24 января 1682 г. Ивлин рассматривает марокканского посла при дворе герцогини Портсмутской и не может нарадоваться его английскому языку, его манерам, скромному и незаносчивому нраву. Дикарь должен знать свое место, конечно. Тогда он окажется и умным и красивым в глазах Ивлина. Он заканчивает этот день в дневнике словами: «Одним словом, русский посол, который все еще при дворе, вел себя как клоун по сравнению с этим воспитанным (civil) язычником». А мы помним, что «clown» – это ярмарочный грубый крестьянский шут, между тем как салонный шут в хорошем доме – это «jester». Клоуны шутят, в основном, пусканием газов и рыганием, а джестеры – энигмами и аллегориями, как у Шекспира.
Ну и наконец пятнадцать лет спустя Ивлину пришлось лицом к лицу столкнуться с русским государем Петром Алексеевичем, которого отец все же, видимо, не казнил за бритье бороды. Ивлин, стиснув зубы, пишет в дневнике лапидарное:
«30 января 1698 г. Царь Московии приехал в Англию и, намереваясь посмотреть на строительство кораблей, нанял мой дом в Сэйс-корт и устроил там свой двор и дворец, и Король заново ему всё меблировал.

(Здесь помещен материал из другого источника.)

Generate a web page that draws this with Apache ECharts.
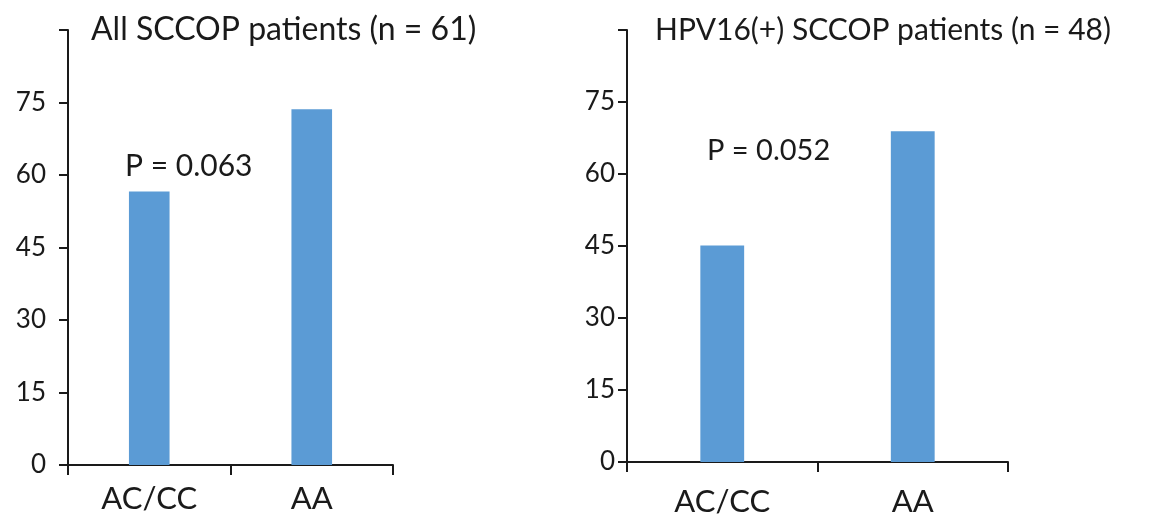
<!DOCTYPE html>
<html>
<head>
<meta charset="utf-8">
<script src="https://cdn.jsdelivr.net/npm/echarts@6/dist/echarts.min.js"></script>
<style>
  html, body { margin: 0; padding: 0; background: #fff; }
  #container { width: 1168px; height: 521px; }
</style>
</head>
<body>
<div id="container"></div>
<script>
// data
var categories = ['AC/CC', 'AA'];
var allValues = [56.6, 73.6];
var hpvValues = [45.1, 68.9];
var panelTitles = ['All SCCOP patients (n = 61)', 'HPV16(+) SCCOP patients (n = 48)'];
var pValues = ['P = 0.063', 'P = 0.052'];
var yMin = 0, yMax = 90, yStep = 15;

var FONT = 'Lato';
var INK = '#1a1a1a';
var BAR = '#5b9bd5';

function yAxisFor(idx, margin) {
    return {
        gridIndex: idx,
        type: 'value',
        min: yMin,
        max: yMax,
        interval: yStep,
        axisLine: { show: true, lineStyle: { color: INK, width: 2 } },
        axisTick: { show: true, length: 9, lineStyle: { color: INK, width: 2 } },
        splitLine: { show: false },
        axisLabel: {
            margin: margin,
            color: INK,
            fontFamily: FONT,
            fontSize: 26,
            formatter: function (v) { return v === yMax ? '' : v; }
        }
    };
}

function xAxisFor(idx, margin) {
    return {
        gridIndex: idx,
        type: 'category',
        data: categories,
        axisLine: { show: true, lineStyle: { color: INK, width: 2 } },
        axisTick: { show: true, length: 10, lineStyle: { color: INK, width: 2 } },
        axisLabel: { margin: margin, color: INK, fontFamily: FONT, fontSize: 31 }
    };
}

var dom = document.getElementById('container');
var myChart = echarts.init(dom, null, { renderer: 'canvas' });

var option = {
    animation: false,
    backgroundColor: '#fff',
    title: [
        { text: panelTitles[0], left: 86, top: 9,
          textStyle: { fontFamily: FONT, fontSize: 32, fontWeight: 'normal', color: INK } },
        { text: panelTitles[1], left: 650, top: 10,
          textStyle: { fontFamily: FONT, fontSize: 30, fontWeight: 'normal', color: INK } }
    ],
    grid: [
        { left: 68, top: 30, width: 325, height: 435 },
        { left: 627, top: 30, width: 381, height: 432 }
    ],
    xAxis: [xAxisFor(0, 18), xAxisFor(1, 24)],
    yAxis: [yAxisFor(0, 22), yAxisFor(1, 12)],
    graphic: [
        { type: 'text', left: 125, top: 151,
          style: { text: pValues[0], fontFamily: FONT, fontSize: 30, fill: INK } },
        { type: 'text', left: 707, top: 136,
          style: { text: pValues[1], fontFamily: FONT, fontSize: 29, fill: INK } }
    ],
    series: [
        { type: 'bar', xAxisIndex: 0, yAxisIndex: 0, data: allValues,
          barWidth: '25%', itemStyle: { color: BAR } },
        { type: 'bar', xAxisIndex: 1, yAxisIndex: 1, data: hpvValues,
          barWidth: '23%', itemStyle: { color: BAR } }
    ]
};
myChart.setOption(option, true);
</script>
</body>
</html>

21 апреля 1698 г. Царь выехал из моего дома, чтобы вернуться домой. Исключительно ветреная и холодная весна».
У Ивлина просто нет слов. По крайней мере, приличных. А он не Пипс и ведет дневник не для себя по ночам, а для вечности и потомков. Государь разгромил ему поместье до состояния «проще новое купить». Конечно, Ивлин и его знакомые преувеличивают разгром в своей переписке и вовсю оттягиваются на дикарстве русских, приписывая им, вероятно, и то, чего не было. Но факт остается фактом: Ивлин вложил несколько лет в живую ограду на участке, а у государя было любимое развлечение – пьяных катать в садовой тачке сквозь кусты и кататься в ней самому. У Ивлина была любимая искусственная горка-клумба в саду: «400 футов в длину, 9 футов в высоту, 5 в диаметре совершенно уничтоженной садовой растительности, спасибо Царю Московии». Вроде бы, также мебелью топили камин, картинам подрисовывали всякое и раздаривали отдельные произведения захваченным по дороге из театра актрисам. Резиденция Петра на несколько месяцев стала еще одним центром развлечений в и так бурлящем бурлеске Лондона периода Реставрации. Кто бы как ни ругал Петра, все отмечают, что он, как заправский куршевелец, в ответ на любой запрос просто сыпал из кошелька, пока не говорили «довольно».